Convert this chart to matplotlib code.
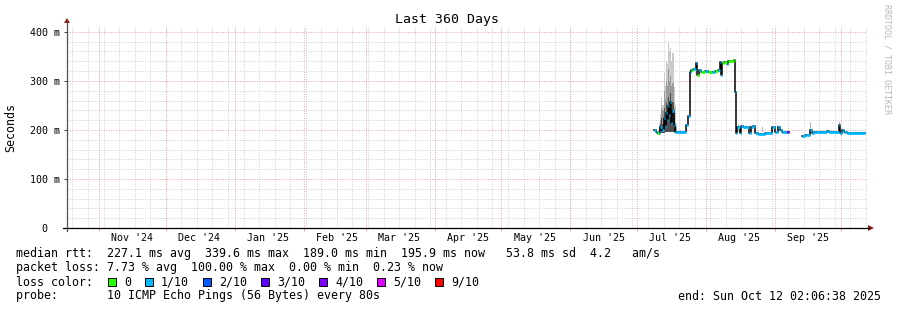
import numpy as np
import pandas as pd
import matplotlib
matplotlib.use("Agg")
import matplotlib.pyplot as plt
import matplotlib.dates as mdates
from matplotlib.patches import Rectangle, Polygon
from matplotlib.lines import Line2D

# median rtt steps (start time, ms, loss index); NaN closes a segment
med_times = [
    "2025-07-08 12:00", "2025-07-09 12:00", "2025-07-10 00:00", "2025-07-11 00:00",
    "2025-07-11 12:00", "2025-07-12 12:00", "2025-07-13 00:00", "2025-07-13 12:00",
    "2025-07-14 00:00", "2025-07-14 12:00", "2025-07-15 00:00", "2025-07-15 12:00",
    "2025-07-16 00:00", "2025-07-16 12:00", "2025-07-17 00:00", "2025-07-17 12:00",
    "2025-07-18 00:00", "2025-07-23 00:00", "2025-07-24 00:00", "2025-07-24 18:00",
    "2025-07-25 12:00", "2025-07-26 06:00", "2025-07-27 12:00", "2025-07-28 06:00",
    "2025-07-29 00:00", "2025-07-30 00:00", "2025-07-31 12:00", "2025-08-02 00:00",
    "2025-08-04 00:00", "2025-08-05 00:00", "2025-08-06 12:00", "2025-08-07 06:00",
    "2025-08-07 18:00", "2025-08-08 06:00", "2025-08-09 00:00", "2025-08-10 12:00",
    "2025-08-11 00:00", "2025-08-13 12:00", "2025-08-14 00:00", "2025-08-14 18:00",
    "2025-08-15 06:00", "2025-08-16 06:00", "2025-08-16 18:00", "2025-08-17 18:00",
    "2025-08-19 00:00", "2025-08-20 06:00", "2025-08-21 06:00", "2025-08-22 06:00",
    "2025-08-23 06:00", "2025-08-24 12:00", "2025-08-27 12:00", "2025-08-30 18:00",
    "2025-09-01 06:00", "2025-09-02 12:00", "2025-09-03 06:00", "2025-09-04 06:00",
    "2025-09-06 12:00", "2025-09-07 06:00",
    "2025-09-13 12:00", "2025-09-14 12:00", "2025-09-15 12:00", "2025-09-17 00:00",
    "2025-09-17 18:00", "2025-09-18 12:00", "2025-09-22 00:00", "2025-09-24 12:00",
    "2025-09-25 06:00", "2025-09-30 00:00", "2025-09-30 12:00", "2025-10-01 12:00",
    "2025-10-02 06:00", "2025-10-03 12:00", "2025-10-11 20:00",
]
med_ms = [
    200, 195, 194, 196,
    207, 200, 225, 208,
    235, 220, 248, 231,
    258, 215, 238, 210,
    196, 210, 229, 319,
    322, 324, 337, 312,
    322, 318, 320, 319,
    318, 320, 322, 338,
    312, 336, 338, 335,
    340, 342, 277, 193,
    205, 193, 208, 205,
    207, 193, 206, 208,
    193, 192, 194, 206,
    196, 205, 200, 196,
    195, np.nan,
    188, 189, 190, 200,
    193, 195, 195, 198,
    195, 210, 194, 200,
    196, 194, np.nan,
]
med_loss = [
    1, 1, 0, 1,
    1, 1, 1, 1,
    1, 1, 1, 1,
    1, 1, 1, 1,
    1, 1, 1, 1,
    0, 1, 1, 0,
    1, 0, 1, 0,
    1, 0, 1, 1,
    1, 0, 0, 1,
    0, 0, 1, 1,
    1, 1, 1, 1,
    1, 1, 1, 1,
    1, 1, 1, 1,
    1, 1, 1, 1,
    3, 0,
    1, 1, 1, 1,
    1, 1, 1, 1,
    1, 1, 1, 1,
    1, 1, 0,
]

# smoke around the July spike (ms)
smoke_times = [
    "2025-07-11 00:00", "2025-07-11 12:00", "2025-07-12 00:00", "2025-07-12 12:00",
    "2025-07-13 00:00", "2025-07-13 12:00", "2025-07-14 00:00", "2025-07-14 12:00",
    "2025-07-15 00:00", "2025-07-15 12:00", "2025-07-16 00:00", "2025-07-16 12:00",
    "2025-07-17 00:00", "2025-07-17 12:00", "2025-07-18 00:00", "2025-07-18 12:00",
    "2025-07-19 00:00",
]
smoke_lo = [190, 192, 193, 194, 194, 195, 195, 195, 195, 195, 195, 195, 195, 195, 194, 194, 194]
smoke_in = [200, 212, 225, 212, 245, 225, 255, 240, 268, 250, 275, 240, 258, 225, 205, 198, 198]
smoke_mid = [205, 220, 245, 240, 280, 262, 300, 290, 325, 300, 310, 290, 295, 245, 215, 205, 205]
smoke_hi = [215, 232, 265, 250, 316, 290, 340, 335, 380, 360, 367, 340, 356, 288, 250, 212, 212]

# faint single smoke spikes elsewhere (ms)
faint_times = ["2025-08-15 12:00", "2025-08-21 00:00", "2025-08-26 12:00", "2025-09-02 00:00",
               "2025-09-17 00:00", "2025-09-30 00:00"]
faint_hi = [212, 211, 207, 210, 216, 217]

loss_colors = ["#26ff00", "#00b8ff", "#0059ff", "#5e00ff", "#7e00ff", "#dd00ff", "#ff0000"]
loss_labels = ["0", "1/10", "2/10", "3/10", "4/10", "5/10", "9/10"]

month_labels = ["Nov '24", "Dec '24", "Jan '25", "Feb '25", "Mar '25", "Apr '25",
                "May '25", "Jun '25", "Jul '25", "Aug '25", "Sep '25"]
y_ticks = [0, 0.1, 0.2, 0.3, 0.4]
y_labels = ["0  ", "100 m", "200 m", "300 m", "400 m"]

line_rtt = "median rtt:  227.1 ms avg  339.6 ms max  189.0 ms min  195.9 ms now   53.8 ms sd  4.2   am/s"
line_loss = "packet loss: 7.73 % avg  100.00 % max  0.00 % min  0.23 % now"
line_probe = "probe:       10 ICMP Echo Pings (56 Bytes) every 80s"
line_end = "end: Sun Oct 12 02:06:38 2025"

MONO = "DejaVu Sans Mono"
W, H = 897, 310


def fx(px):
    return px / W


def fy(py):
    return 1 - py / H


def to_num(ts):
    return mdates.date2num(pd.to_datetime(ts).to_pydatetime())


fig = plt.figure(figsize=(W / 100, H / 100), dpi=100)
ax = fig.add_axes([fx(67), fy(228), fx(867) - fx(67), fy(26) - fy(228)])

x0 = to_num(["2024-10-17 13:00"])[0]
x1 = to_num(["2025-10-12 13:00"])[0]
ax.set_xlim(x0, x1)
ax.set_ylim(0, 0.412)

# grid
minor_c = "#cfcfcf"
major_c = "#eda0a0"
dots = (0, (1, 1.5))
for w in to_num(pd.date_range("2024-10-20", "2025-10-12", freq="7D")):
    ax.axvline(w, color=minor_c, lw=0.7, ls=dots, zorder=0)
for yv in np.arange(0.02, 0.412, 0.02):
    if abs(yv * 10 - round(yv * 10)) > 1e-6:
        ax.axhline(yv, color=minor_c, lw=0.7, ls=dots, zorder=0)
month_starts = to_num(pd.date_range("2024-11-01", "2025-10-01", freq="MS"))
for m in month_starts:
    ax.axvline(m, color=major_c, lw=0.7, ls=dots, zorder=0.5)
for yv in y_ticks[1:]:
    ax.axhline(yv, color=major_c, lw=0.7, ls=dots, zorder=0.5)

# smoke
st = to_num(smoke_times)
s_lo = np.array(smoke_lo) / 1000
ax.fill_between(st, s_lo, np.array(smoke_hi) / 1000, step="post", color="#cbcbcb", lw=0, zorder=1)
ax.fill_between(st, s_lo, np.array(smoke_mid) / 1000, step="post", color="#9a9a9a", lw=0, zorder=1.1)
ax.fill_between(st, s_lo, np.array(smoke_in) / 1000, step="post", color="#505050", lw=0, zorder=1.2)

ft = to_num(faint_times)
fh = np.array(faint_hi) / 1000
ax.bar(ft, fh - 0.195, bottom=0.195, width=0.45, align="edge", color="#b8b8b8", lw=0, zorder=1)

# median line
mt = to_num(med_times)
mv = np.array(med_ms, dtype=float) / 1000
ax.step(mt, mv, where="post", color="black", lw=1.1, zorder=2)
for i in range(len(mt) - 1):
    if not np.isnan(mv[i]):
        ax.hlines(mv[i], mt[i], mt[i + 1], color=loss_colors[med_loss[i]], lw=2.0, zorder=3)

# axes and ticks
for s in ax.spines.values():
    s.set_visible(False)
ax.set_yticks(y_ticks)
ax.set_yticklabels(y_labels, fontfamily=MONO, fontsize=7.2)
ax.tick_params(axis="y", length=2.5, width=0.7, color="#404040", pad=2.4)
ax.set_xticks(month_starts)
ax.set_xticklabels([])
ax.tick_params(axis="x", length=2, width=0.7, color=major_c, direction="out")
for lab, m in zip(month_labels, month_starts):
    ax.text(m + 15, -0.02, lab, ha="center", va="center", fontfamily=MONO, fontsize=7.2,
            transform=ax.transData, clip_on=False)

arrow_c = "#8b1c1c"
fig.add_artist(Line2D([fx(63), fx(869)], [fy(228), fy(228)], color="black", lw=0.9))
fig.add_artist(Line2D([fx(67), fx(67)], [fy(231), fy(22)], color="#505050", lw=0.9))
fig.add_artist(Polygon([(fx(868), fy(225)), (fx(874), fy(228)), (fx(868), fy(231))],
                       closed=True, color=arrow_c, lw=0))
fig.add_artist(Polygon([(fx(64), fy(23)), (fx(67), fy(18)), (fx(70), fy(23))],
                       closed=True, color=arrow_c, lw=0))

# texts
fig.text(fx(447), fy(19), "Last 360 Days", ha="center", va="center", fontfamily=MONO, fontsize=9.5)
fig.text(fx(11), fy(127), "Seconds", ha="center", va="center", rotation=90, fontfamily=MONO, fontsize=8.4)
fig.text(fx(887), fy(59), "RRDTOOL / TOBI OETIKER", ha="center", va="center", rotation=-90,
         fontfamily=MONO, fontsize=6, color="#b8b8b8")

fig.text(fx(16), fy(254), line_rtt, ha="left", va="center", fontfamily=MONO, fontsize=8.4)
fig.text(fx(16), fy(268), line_loss, ha="left", va="center", fontfamily=MONO, fontsize=8.4)
fig.text(fx(16), fy(282), "loss color:", ha="left", va="center", fontfamily=MONO, fontsize=8.4)
fig.text(fx(16), fy(296), line_probe, ha="left", va="center", fontfamily=MONO, fontsize=8.4)
fig.text(fx(881), fy(296), line_end, ha="right", va="center", fontfamily=MONO, fontsize=8.4)

box_x = [108, 145, 203, 261, 319, 377, 435]
for bx, col, lab in zip(box_x, loss_colors, loss_labels):
    fig.add_artist(Rectangle((fx(bx), fy(286)), 8 / W, 8 / H, facecolor=col,
                             edgecolor="black", lw=0.7))
    fig.text(fx(bx + 16), fy(282), lab, ha="left", va="center", fontfamily=MONO, fontsize=8.4)

fig.savefig("out.png", dpi=100)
___
Objective — Starting at the top of the listing above, reproduce each line up to and including the one with "from matplotlib.lines import Line2D"; omit the pictures.

Correct result —
Convert this chart to matplotlib code.
import numpy as np
import pandas as pd
import matplotlib
matplotlib.use("Agg")
import matplotlib.pyplot as plt
import matplotlib.dates as mdates
from matplotlib.patches import Rectangle, Polygon
from matplotlib.lines import Line2D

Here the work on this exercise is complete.